(begin)
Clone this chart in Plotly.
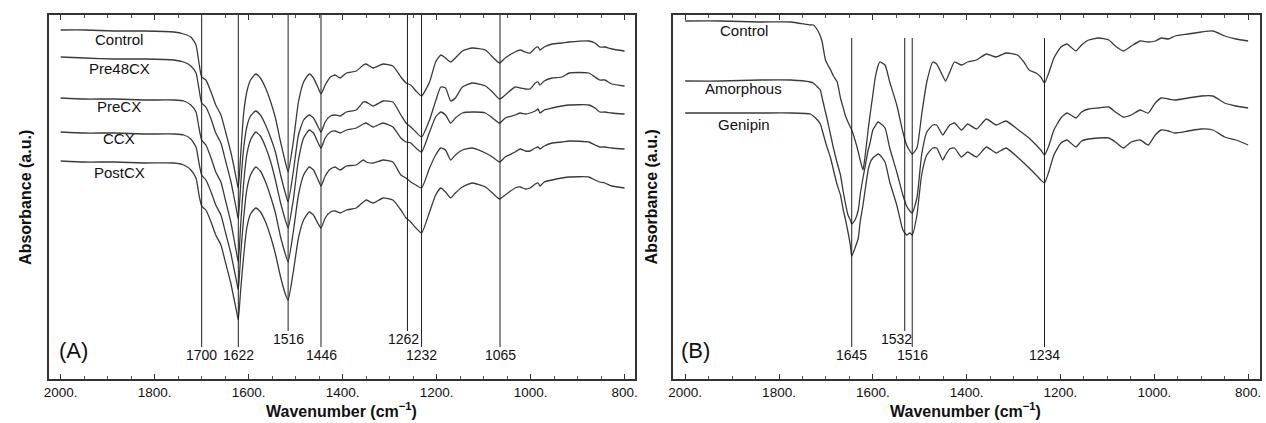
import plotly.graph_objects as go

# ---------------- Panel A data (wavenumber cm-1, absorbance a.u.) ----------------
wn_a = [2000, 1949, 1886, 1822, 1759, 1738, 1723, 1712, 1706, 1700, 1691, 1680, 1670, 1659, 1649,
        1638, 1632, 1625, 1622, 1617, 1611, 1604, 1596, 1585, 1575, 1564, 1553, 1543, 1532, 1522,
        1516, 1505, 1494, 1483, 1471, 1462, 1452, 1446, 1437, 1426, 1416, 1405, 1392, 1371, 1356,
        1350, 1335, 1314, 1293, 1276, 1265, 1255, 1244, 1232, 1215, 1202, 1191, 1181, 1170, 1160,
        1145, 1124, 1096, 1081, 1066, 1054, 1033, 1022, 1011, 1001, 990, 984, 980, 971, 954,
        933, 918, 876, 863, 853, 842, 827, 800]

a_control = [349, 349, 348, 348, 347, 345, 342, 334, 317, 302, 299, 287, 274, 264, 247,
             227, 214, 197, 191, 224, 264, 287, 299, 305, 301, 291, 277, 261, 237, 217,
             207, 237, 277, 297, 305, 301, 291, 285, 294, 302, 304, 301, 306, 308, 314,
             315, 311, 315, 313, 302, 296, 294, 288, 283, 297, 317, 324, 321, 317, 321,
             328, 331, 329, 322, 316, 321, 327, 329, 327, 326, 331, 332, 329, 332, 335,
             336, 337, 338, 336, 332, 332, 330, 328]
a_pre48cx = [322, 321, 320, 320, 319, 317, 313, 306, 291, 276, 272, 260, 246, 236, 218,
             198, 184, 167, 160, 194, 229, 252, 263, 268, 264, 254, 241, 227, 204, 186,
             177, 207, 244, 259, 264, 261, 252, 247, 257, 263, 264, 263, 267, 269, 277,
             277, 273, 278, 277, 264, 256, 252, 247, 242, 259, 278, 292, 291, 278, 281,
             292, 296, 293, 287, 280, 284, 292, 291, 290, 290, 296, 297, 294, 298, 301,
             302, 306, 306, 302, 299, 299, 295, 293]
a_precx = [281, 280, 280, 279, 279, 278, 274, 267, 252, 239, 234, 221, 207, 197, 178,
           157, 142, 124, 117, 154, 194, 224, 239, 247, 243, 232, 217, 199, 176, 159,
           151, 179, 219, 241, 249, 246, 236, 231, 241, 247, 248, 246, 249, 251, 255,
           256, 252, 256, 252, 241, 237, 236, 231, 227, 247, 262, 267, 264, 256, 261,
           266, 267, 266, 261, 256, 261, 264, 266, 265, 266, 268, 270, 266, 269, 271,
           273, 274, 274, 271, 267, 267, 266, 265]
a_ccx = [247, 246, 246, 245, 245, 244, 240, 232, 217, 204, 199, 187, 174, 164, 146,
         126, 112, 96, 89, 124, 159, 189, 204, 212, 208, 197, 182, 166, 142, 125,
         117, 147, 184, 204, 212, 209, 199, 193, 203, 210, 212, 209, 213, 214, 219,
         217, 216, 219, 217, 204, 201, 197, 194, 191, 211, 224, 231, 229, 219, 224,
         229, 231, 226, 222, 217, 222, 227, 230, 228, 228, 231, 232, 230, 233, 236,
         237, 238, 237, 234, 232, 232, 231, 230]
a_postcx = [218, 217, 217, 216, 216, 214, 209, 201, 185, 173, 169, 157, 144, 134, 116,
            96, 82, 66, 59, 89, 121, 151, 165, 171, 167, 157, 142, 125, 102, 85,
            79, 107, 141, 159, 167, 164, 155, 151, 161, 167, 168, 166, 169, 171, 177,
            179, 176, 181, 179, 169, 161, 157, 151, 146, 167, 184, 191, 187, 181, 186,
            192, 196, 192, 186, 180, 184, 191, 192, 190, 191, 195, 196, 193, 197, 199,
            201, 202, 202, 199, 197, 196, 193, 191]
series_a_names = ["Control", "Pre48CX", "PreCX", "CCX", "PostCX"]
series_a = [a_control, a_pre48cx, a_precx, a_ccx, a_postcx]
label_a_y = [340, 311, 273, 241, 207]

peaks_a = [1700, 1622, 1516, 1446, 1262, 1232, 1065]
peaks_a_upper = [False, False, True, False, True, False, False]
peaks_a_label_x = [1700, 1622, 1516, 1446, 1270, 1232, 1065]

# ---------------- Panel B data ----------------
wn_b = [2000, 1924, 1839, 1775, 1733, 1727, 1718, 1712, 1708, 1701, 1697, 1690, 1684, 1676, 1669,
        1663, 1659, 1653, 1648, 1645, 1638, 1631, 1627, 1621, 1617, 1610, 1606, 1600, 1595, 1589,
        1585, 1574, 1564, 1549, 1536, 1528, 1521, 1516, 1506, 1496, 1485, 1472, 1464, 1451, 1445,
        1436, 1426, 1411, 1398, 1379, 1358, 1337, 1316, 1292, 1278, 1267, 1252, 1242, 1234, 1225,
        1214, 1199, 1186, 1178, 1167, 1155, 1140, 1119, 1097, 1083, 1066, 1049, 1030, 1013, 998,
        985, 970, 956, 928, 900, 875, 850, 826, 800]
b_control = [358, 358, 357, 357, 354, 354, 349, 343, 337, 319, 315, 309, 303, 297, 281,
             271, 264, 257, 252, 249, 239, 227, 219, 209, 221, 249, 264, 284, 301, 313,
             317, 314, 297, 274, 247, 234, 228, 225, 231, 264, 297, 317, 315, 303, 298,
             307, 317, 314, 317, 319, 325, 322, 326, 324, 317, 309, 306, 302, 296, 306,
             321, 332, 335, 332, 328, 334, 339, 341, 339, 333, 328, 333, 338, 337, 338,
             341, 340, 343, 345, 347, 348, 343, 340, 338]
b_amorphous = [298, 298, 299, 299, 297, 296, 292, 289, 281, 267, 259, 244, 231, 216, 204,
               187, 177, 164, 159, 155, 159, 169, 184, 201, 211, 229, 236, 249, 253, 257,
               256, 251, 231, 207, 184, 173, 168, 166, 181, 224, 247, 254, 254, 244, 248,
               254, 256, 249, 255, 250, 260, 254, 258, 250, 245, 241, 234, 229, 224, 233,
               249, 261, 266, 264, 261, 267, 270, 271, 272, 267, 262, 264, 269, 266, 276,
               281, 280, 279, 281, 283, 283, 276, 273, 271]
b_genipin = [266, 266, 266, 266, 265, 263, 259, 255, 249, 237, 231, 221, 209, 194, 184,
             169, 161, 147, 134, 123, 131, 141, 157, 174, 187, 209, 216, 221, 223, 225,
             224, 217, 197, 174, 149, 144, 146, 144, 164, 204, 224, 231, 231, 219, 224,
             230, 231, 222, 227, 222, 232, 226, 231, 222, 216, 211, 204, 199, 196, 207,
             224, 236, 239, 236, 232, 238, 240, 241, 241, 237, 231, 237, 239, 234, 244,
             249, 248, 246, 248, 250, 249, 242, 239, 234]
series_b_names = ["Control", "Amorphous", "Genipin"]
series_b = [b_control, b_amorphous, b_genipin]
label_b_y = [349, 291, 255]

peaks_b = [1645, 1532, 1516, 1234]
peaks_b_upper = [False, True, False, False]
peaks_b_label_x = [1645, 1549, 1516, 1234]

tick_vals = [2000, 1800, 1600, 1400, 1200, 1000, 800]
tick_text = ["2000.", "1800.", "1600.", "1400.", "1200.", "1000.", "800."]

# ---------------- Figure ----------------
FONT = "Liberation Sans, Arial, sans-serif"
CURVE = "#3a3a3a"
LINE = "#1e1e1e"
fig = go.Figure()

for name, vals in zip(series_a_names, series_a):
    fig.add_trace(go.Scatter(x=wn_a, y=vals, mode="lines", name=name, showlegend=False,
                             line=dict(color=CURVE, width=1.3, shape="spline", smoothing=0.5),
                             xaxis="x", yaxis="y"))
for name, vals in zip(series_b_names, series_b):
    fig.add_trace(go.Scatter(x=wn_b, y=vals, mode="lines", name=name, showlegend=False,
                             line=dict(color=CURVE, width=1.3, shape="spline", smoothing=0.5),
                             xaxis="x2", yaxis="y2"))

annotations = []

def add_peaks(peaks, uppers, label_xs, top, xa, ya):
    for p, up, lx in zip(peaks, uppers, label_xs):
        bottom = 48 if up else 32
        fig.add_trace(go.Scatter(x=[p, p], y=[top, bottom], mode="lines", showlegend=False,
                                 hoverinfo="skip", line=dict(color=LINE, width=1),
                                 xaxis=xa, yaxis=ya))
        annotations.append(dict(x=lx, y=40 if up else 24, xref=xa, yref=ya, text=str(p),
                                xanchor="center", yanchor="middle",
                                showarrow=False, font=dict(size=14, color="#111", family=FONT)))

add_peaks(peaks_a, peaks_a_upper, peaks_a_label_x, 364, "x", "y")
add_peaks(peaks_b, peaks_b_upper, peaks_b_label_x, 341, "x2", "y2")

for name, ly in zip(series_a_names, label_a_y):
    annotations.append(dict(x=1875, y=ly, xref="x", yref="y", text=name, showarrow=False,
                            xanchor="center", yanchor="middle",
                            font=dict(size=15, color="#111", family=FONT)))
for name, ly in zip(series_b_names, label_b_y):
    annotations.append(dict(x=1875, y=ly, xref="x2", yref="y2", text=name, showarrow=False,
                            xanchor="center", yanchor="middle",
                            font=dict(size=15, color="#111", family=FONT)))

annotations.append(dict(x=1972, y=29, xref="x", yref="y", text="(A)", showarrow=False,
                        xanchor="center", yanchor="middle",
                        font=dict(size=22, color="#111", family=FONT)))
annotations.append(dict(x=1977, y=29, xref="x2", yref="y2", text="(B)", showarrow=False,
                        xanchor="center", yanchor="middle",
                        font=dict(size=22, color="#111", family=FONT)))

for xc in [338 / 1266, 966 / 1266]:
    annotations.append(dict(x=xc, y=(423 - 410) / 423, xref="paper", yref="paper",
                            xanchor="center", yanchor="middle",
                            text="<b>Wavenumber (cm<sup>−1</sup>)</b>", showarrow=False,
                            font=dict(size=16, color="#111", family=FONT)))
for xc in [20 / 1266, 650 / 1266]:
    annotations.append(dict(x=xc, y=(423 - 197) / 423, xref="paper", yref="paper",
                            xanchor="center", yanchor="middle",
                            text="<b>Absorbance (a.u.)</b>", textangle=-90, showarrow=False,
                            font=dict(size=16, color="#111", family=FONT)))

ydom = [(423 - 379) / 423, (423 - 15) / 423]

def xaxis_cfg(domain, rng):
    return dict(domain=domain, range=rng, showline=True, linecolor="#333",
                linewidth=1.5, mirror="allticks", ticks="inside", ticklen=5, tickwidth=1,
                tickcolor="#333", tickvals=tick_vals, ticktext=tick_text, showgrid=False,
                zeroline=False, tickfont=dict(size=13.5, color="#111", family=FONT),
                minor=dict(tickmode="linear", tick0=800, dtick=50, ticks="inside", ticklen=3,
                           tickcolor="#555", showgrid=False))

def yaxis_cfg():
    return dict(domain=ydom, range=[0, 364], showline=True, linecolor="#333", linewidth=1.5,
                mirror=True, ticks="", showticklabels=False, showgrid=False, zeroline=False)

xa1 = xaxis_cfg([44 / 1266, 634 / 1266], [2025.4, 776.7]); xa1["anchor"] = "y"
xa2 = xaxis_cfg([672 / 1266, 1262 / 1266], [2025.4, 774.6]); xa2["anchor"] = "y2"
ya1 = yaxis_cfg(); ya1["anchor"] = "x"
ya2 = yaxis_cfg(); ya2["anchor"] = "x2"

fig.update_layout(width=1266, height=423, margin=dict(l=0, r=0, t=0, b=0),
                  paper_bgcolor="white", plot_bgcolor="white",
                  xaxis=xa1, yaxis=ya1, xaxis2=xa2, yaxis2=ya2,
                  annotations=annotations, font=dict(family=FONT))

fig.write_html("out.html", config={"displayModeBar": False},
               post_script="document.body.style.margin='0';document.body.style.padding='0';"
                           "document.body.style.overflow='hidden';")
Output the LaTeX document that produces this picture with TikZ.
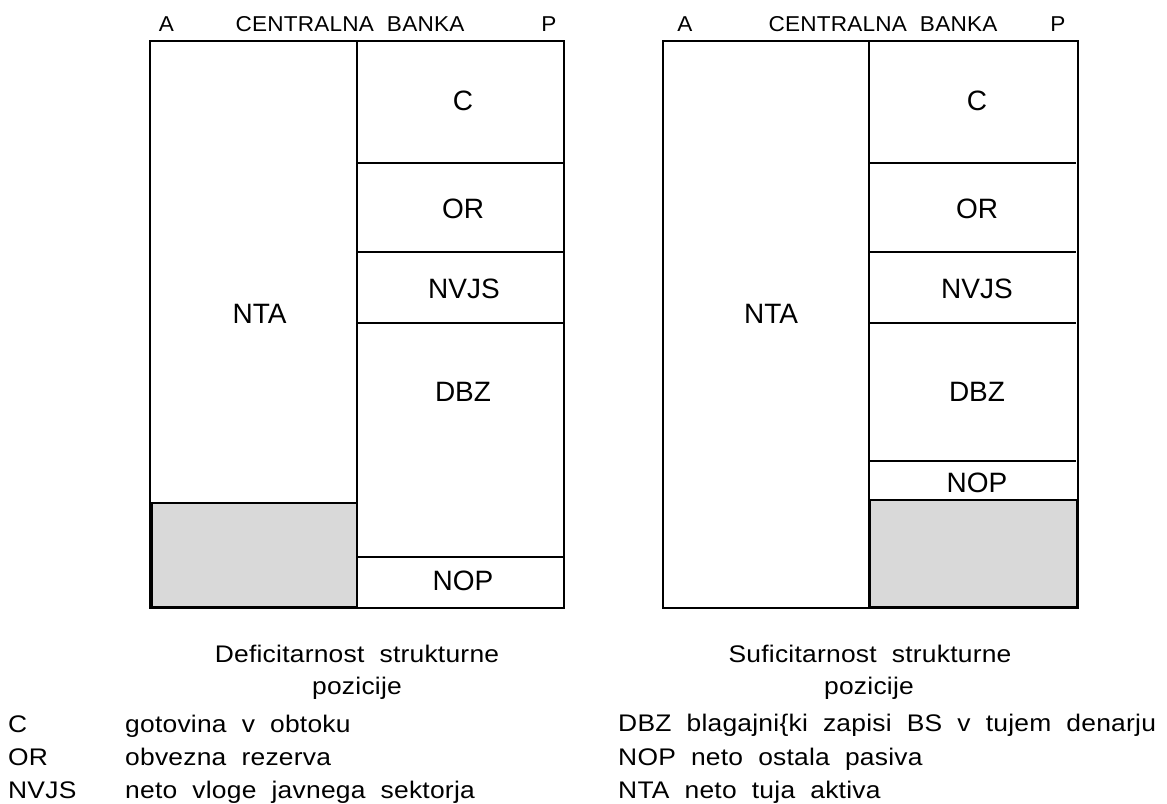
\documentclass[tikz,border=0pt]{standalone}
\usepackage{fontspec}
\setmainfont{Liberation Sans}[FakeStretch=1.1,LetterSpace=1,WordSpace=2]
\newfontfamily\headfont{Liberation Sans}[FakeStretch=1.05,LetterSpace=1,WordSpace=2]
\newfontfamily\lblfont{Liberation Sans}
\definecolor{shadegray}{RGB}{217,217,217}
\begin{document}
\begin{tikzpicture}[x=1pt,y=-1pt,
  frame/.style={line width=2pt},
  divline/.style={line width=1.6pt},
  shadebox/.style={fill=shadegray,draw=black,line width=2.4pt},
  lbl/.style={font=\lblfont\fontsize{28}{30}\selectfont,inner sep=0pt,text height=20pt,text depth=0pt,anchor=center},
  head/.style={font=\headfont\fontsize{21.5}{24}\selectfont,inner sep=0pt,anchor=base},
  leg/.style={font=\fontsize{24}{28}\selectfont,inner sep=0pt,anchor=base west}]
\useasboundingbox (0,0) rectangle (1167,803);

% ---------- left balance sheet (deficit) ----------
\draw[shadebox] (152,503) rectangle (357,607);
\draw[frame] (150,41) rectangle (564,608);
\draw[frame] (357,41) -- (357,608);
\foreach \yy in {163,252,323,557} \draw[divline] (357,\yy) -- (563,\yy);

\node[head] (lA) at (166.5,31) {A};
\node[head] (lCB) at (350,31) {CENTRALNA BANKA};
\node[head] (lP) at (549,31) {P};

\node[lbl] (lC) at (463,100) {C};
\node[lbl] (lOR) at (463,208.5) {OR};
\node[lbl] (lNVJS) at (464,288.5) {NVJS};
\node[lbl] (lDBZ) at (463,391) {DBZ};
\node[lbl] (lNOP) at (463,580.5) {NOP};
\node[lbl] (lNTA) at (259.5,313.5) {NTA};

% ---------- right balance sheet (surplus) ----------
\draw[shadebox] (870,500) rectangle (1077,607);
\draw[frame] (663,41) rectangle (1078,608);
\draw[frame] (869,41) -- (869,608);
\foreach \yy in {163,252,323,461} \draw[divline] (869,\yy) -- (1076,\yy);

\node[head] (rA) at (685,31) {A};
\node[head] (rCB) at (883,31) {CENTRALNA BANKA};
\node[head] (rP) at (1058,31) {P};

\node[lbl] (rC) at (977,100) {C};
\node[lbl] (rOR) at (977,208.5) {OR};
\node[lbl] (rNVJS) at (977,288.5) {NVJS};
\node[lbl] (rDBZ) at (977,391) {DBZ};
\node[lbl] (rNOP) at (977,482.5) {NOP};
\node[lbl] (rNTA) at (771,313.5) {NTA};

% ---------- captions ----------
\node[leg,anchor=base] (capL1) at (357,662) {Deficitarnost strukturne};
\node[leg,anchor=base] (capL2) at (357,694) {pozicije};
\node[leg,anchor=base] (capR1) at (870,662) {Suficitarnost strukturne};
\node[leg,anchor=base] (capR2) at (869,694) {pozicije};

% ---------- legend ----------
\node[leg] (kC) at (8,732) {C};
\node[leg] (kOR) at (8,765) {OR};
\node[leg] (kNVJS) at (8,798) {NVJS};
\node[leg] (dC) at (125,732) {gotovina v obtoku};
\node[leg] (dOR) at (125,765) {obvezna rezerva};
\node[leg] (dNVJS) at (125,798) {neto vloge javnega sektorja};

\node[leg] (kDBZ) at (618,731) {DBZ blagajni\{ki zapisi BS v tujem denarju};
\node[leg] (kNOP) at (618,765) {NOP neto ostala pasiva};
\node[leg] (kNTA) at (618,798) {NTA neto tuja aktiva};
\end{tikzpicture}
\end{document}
(end)
**Objective:** Collect every line with the string "this" from the records, and copy each.

**Full solution:**
Clone this chart in Plotly.
Output the LaTeX document that produces this picture with TikZ.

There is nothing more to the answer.